Gauteng Cooperative Governance and Traditional Affairs MEC, Jacob Mamabolo, has urged stakeholders to find a common solution to avert a humanitarian crisis at the Blyvooruitzicht mine.

MEC Mamabolo made the call on Wednesday during a follow-up meeting to discuss the status quo with regards to the water supply to the Blyvooruitzicht mine community in the Merafong Municipal area.

The meeting follows the failure of the liquidator to keep up the monthly payments of R600 000 for water supply to the mine.

The third of its kind on the issue, the meeting took place between the department, the Lawyers for Human Rights, the Human Rights Commission, the liquidators of the mine and the Merafong Municipality.

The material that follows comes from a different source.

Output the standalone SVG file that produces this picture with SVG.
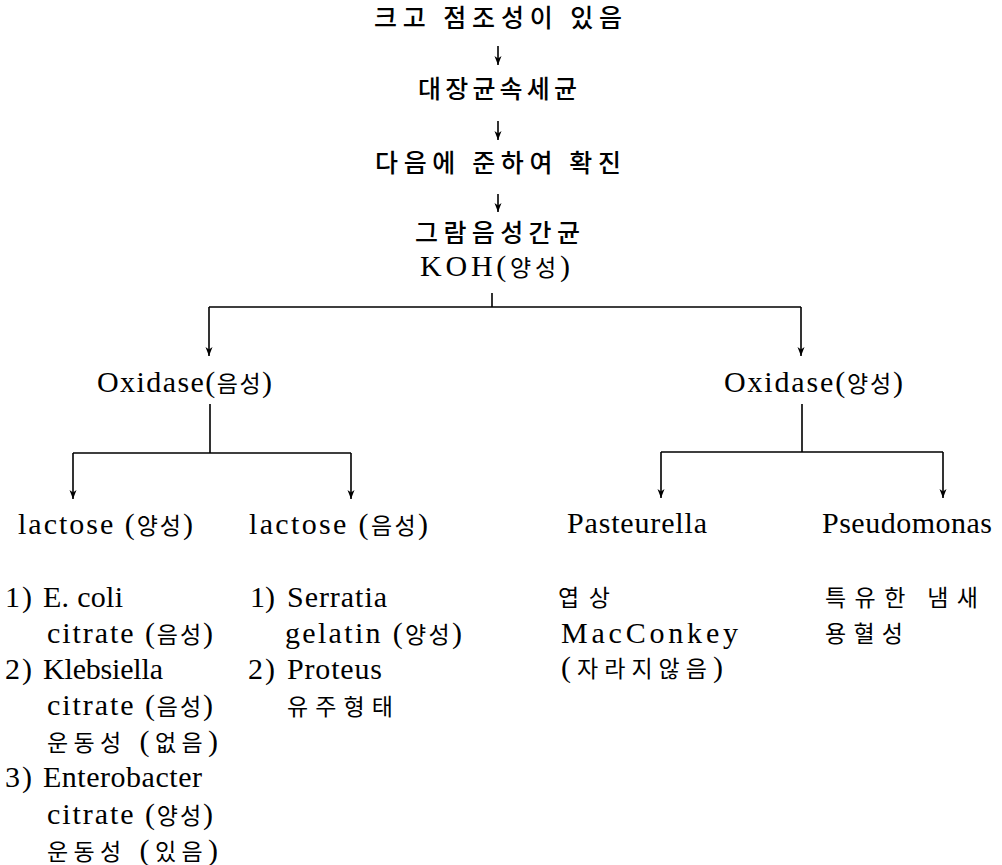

During the meeting, MEC Mamabolo emphasised the need to prevent a humanitarian challenge that might take place in the community given the status quo.

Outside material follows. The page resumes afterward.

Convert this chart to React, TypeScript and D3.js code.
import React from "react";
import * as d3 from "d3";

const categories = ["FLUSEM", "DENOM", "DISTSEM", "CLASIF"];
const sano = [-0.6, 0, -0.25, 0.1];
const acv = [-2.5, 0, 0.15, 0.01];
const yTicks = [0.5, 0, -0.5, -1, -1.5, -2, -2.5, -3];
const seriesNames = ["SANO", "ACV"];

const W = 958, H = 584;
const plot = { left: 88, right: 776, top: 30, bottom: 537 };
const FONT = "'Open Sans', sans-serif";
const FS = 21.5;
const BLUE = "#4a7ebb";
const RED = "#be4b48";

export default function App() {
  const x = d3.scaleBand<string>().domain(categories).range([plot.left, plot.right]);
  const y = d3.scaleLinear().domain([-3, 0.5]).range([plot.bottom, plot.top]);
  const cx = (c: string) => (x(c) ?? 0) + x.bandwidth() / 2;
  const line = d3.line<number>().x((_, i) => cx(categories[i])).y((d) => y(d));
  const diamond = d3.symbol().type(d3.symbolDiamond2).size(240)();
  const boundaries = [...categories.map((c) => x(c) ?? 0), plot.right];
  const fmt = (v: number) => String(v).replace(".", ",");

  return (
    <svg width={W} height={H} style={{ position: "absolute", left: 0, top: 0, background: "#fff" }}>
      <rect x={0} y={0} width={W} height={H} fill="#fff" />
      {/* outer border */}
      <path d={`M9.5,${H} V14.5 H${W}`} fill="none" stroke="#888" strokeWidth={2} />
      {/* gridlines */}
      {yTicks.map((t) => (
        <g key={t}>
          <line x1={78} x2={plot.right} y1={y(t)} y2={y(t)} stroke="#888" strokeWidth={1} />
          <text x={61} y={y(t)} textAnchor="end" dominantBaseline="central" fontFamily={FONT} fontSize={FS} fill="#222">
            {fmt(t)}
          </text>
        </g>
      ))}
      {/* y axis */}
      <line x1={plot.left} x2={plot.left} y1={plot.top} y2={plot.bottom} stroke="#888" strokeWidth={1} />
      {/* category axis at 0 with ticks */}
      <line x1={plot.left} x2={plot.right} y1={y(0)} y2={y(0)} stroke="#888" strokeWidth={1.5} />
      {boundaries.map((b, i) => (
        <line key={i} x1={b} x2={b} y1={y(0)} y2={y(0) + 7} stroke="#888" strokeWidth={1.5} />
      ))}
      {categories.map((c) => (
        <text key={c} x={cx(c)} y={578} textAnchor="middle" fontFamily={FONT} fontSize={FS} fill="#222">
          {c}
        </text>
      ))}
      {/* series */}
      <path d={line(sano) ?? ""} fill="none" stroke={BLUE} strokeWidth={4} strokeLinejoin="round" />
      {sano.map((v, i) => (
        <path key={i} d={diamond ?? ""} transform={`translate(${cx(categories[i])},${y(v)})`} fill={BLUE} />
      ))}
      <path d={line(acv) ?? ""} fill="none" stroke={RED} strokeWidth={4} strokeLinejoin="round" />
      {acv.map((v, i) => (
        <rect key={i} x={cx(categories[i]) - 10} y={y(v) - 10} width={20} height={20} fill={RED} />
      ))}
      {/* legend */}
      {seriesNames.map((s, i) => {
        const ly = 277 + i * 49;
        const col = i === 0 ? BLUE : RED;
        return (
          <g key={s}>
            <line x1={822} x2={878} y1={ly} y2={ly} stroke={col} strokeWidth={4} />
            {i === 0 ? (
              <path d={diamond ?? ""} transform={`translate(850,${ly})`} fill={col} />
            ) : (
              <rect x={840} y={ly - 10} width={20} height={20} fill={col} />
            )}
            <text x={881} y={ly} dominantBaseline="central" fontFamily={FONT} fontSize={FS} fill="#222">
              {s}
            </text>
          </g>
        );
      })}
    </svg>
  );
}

“Since June the liquidator has made only one payment and then no other payment was received, making it difficult for the municipality to continue supplying water. The liquidators have still to pay the outstanding money they owe the municipality for services, and that payment is two months overdue,” MEC Mamabolo said.

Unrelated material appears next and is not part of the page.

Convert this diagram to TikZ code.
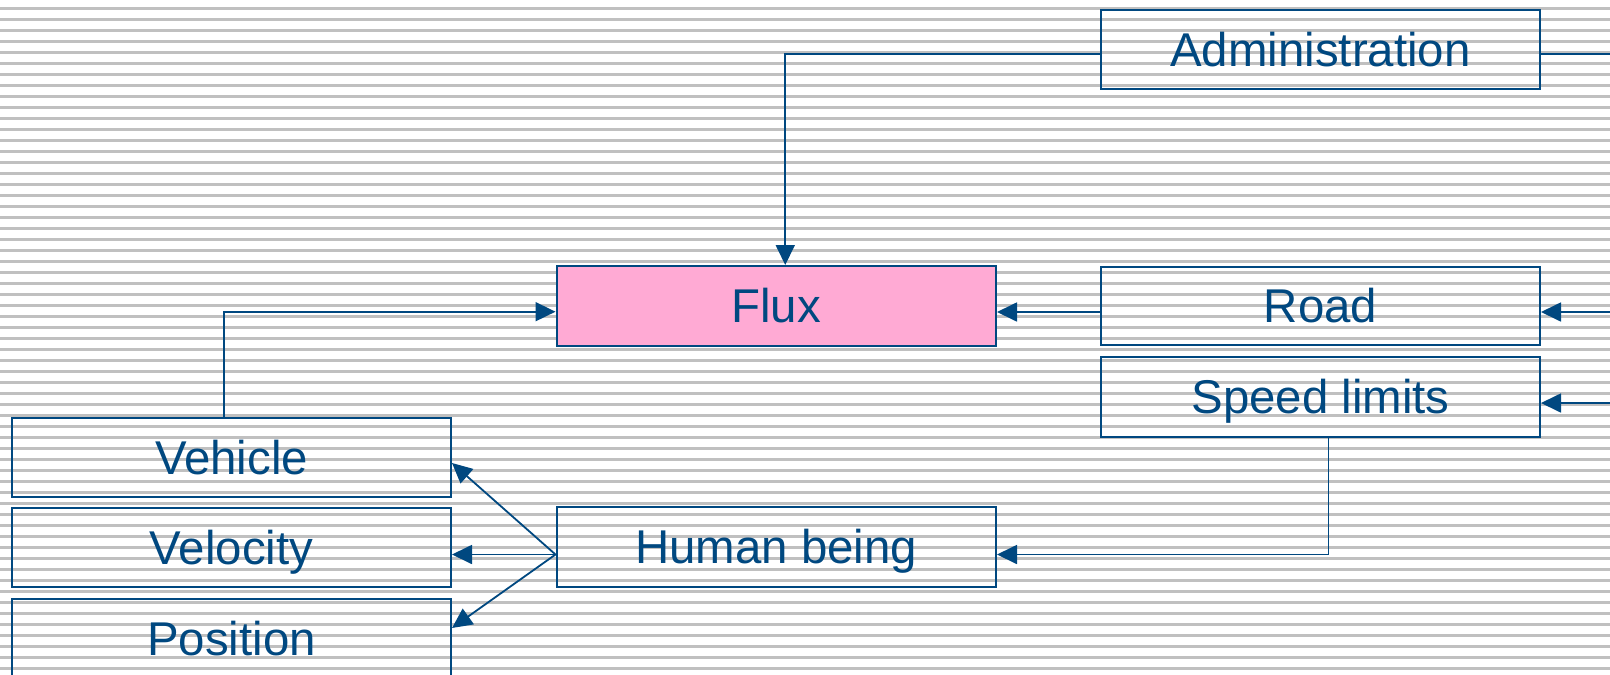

He also challenged the mining community to be part of the solution to the problem, including contributing towards the payment of water supply to their area.

“We hence have to come up with ways on how services are going to be paid. We cannot afford a situation where consumers of services neglect their responsibilities of paying for services,” said MEC Mamabolo.

He further said that they are worried that the final order of liquidation will take place on the 28 November 2015, and when that happens and services such as electricity are terminated in that mining community, “we can only expect the worst as the area will turn into a ghost town and a hub for criminal activities”.

“We are hence as government pleading with the stakeholder involved, especially the liquidators to come up with a future solution for the mining village once the liquidation process has been finalised.

“The area is privately owned hence our hands are tight and can only appeal to the liquidators to do what is right for the community to ensure we avoid a possible humanitarian problem,” MEC Mamabolo reiterated.